• PROBLEM DETAILS: Both boundary lines count: repeat, exactly and alone, the lines from the one containing "Rebuild this chart as a Python" to the one containing "dates = [(start", with pictures left out.
── ENTRIES SHOWN
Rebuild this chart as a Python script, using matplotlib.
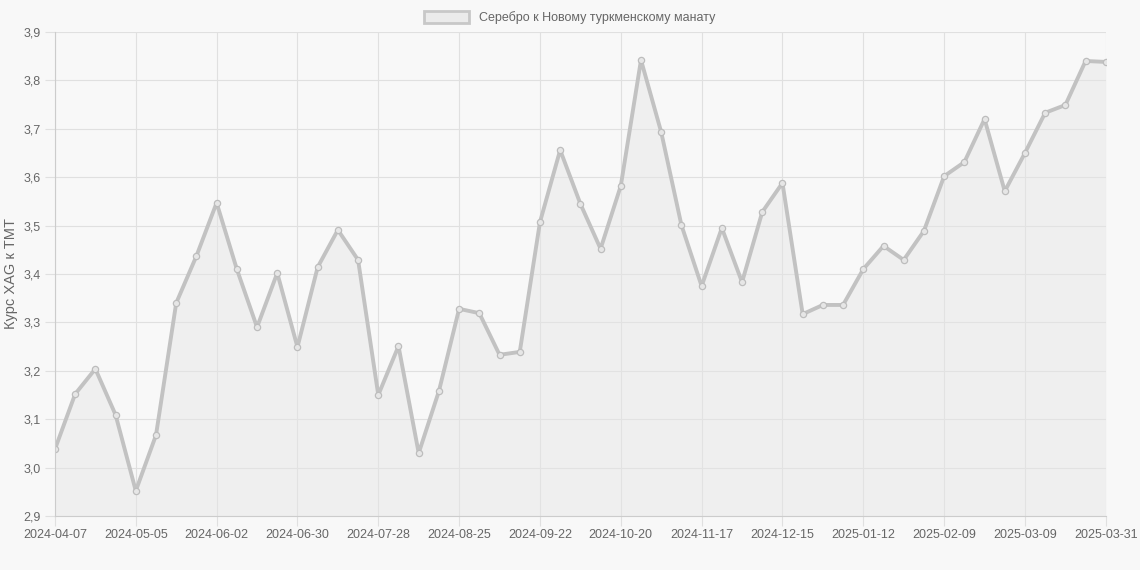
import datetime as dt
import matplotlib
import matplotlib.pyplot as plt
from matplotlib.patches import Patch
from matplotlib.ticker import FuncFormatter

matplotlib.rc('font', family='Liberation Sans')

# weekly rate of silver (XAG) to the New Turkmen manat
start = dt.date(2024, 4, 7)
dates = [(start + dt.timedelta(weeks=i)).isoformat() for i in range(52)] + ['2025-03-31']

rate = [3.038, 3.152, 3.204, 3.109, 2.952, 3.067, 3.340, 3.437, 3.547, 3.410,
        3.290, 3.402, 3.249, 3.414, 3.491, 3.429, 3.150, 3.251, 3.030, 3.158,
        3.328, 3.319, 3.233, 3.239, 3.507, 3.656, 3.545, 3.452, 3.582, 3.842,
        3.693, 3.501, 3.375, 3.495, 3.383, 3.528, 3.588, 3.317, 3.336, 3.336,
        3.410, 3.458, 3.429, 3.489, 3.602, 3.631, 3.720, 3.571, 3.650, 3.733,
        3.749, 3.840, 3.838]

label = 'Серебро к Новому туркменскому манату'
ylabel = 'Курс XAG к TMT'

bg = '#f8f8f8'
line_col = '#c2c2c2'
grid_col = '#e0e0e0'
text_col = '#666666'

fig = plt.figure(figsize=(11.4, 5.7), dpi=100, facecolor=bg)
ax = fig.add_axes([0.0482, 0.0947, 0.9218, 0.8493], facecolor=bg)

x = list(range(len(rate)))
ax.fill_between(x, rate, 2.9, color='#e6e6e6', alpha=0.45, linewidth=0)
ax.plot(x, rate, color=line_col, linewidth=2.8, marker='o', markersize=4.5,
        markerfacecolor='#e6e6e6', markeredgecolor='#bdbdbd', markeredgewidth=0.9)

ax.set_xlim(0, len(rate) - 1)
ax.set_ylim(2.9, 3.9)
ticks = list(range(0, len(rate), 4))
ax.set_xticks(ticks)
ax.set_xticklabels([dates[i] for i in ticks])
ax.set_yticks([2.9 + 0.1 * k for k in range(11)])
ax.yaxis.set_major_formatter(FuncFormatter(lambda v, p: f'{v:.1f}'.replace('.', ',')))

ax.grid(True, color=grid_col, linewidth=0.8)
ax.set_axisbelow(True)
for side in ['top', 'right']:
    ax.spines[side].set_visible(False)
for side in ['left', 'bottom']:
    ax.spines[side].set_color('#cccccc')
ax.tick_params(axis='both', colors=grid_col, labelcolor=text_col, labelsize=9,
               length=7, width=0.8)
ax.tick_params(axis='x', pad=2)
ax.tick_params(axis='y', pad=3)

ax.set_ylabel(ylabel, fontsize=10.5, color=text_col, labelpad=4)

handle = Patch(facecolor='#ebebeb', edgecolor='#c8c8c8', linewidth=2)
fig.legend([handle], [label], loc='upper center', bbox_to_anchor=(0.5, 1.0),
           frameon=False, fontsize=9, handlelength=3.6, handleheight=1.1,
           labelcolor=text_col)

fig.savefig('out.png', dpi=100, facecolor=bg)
────
── ENTRIES SHOWN
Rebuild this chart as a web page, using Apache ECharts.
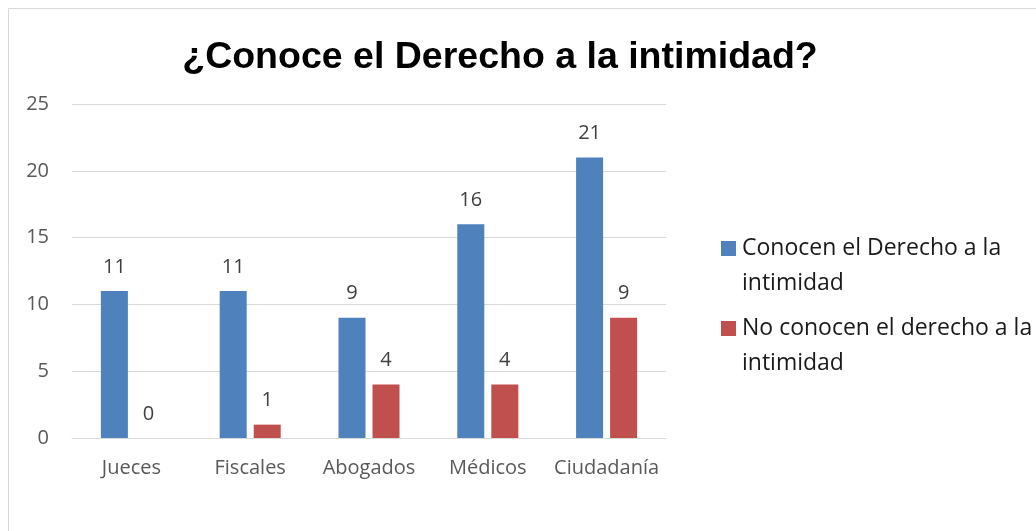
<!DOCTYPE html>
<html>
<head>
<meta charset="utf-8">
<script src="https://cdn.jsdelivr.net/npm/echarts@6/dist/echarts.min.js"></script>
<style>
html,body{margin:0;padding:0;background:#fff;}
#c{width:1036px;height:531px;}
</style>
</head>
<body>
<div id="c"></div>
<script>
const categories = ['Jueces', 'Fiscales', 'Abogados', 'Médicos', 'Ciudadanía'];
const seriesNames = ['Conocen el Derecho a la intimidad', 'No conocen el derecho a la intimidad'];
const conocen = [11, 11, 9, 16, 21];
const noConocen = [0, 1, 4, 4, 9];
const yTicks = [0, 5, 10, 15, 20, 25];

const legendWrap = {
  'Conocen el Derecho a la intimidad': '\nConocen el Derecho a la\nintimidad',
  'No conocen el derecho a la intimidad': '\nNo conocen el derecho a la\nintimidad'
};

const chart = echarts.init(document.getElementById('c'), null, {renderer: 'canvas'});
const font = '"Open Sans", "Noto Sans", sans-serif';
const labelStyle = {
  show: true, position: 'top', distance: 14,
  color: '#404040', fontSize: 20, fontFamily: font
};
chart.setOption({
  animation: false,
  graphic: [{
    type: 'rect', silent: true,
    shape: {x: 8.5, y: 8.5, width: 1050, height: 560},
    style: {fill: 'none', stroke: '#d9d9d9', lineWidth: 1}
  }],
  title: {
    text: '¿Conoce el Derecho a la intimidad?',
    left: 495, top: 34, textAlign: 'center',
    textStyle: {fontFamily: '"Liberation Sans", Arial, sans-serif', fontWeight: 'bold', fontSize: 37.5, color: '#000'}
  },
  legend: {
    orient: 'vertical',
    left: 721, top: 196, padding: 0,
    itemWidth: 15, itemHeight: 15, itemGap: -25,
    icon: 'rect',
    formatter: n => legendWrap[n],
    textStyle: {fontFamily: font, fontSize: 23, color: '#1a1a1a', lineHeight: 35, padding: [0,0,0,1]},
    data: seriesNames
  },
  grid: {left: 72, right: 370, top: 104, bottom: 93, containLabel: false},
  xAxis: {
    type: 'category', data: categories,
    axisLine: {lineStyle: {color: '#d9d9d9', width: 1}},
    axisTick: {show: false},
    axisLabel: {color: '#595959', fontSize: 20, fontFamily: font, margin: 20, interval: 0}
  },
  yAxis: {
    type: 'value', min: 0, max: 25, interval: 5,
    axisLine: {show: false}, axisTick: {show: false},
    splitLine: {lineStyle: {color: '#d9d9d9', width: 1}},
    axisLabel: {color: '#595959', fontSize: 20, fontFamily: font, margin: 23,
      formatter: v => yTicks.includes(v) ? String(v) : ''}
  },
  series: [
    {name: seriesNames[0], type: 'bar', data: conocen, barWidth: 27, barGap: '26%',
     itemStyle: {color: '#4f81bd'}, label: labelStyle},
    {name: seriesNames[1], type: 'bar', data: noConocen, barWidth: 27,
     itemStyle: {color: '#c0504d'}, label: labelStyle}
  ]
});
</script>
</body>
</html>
────
• EXERCISE RESPONSE:
Rebuild this chart as a Python script, using matplotlib.
import datetime as dt
import matplotlib
import matplotlib.pyplot as plt
from matplotlib.patches import Patch
from matplotlib.ticker import FuncFormatter

matplotlib.rc('font', family='Liberation Sans')

# weekly rate of silver (XAG) to the New Turkmen manat
start = dt.date(2024, 4, 7)
dates = [(start + dt.timedelta(weeks=i)).isoformat() for i in range(52)] + ['2025-03-31']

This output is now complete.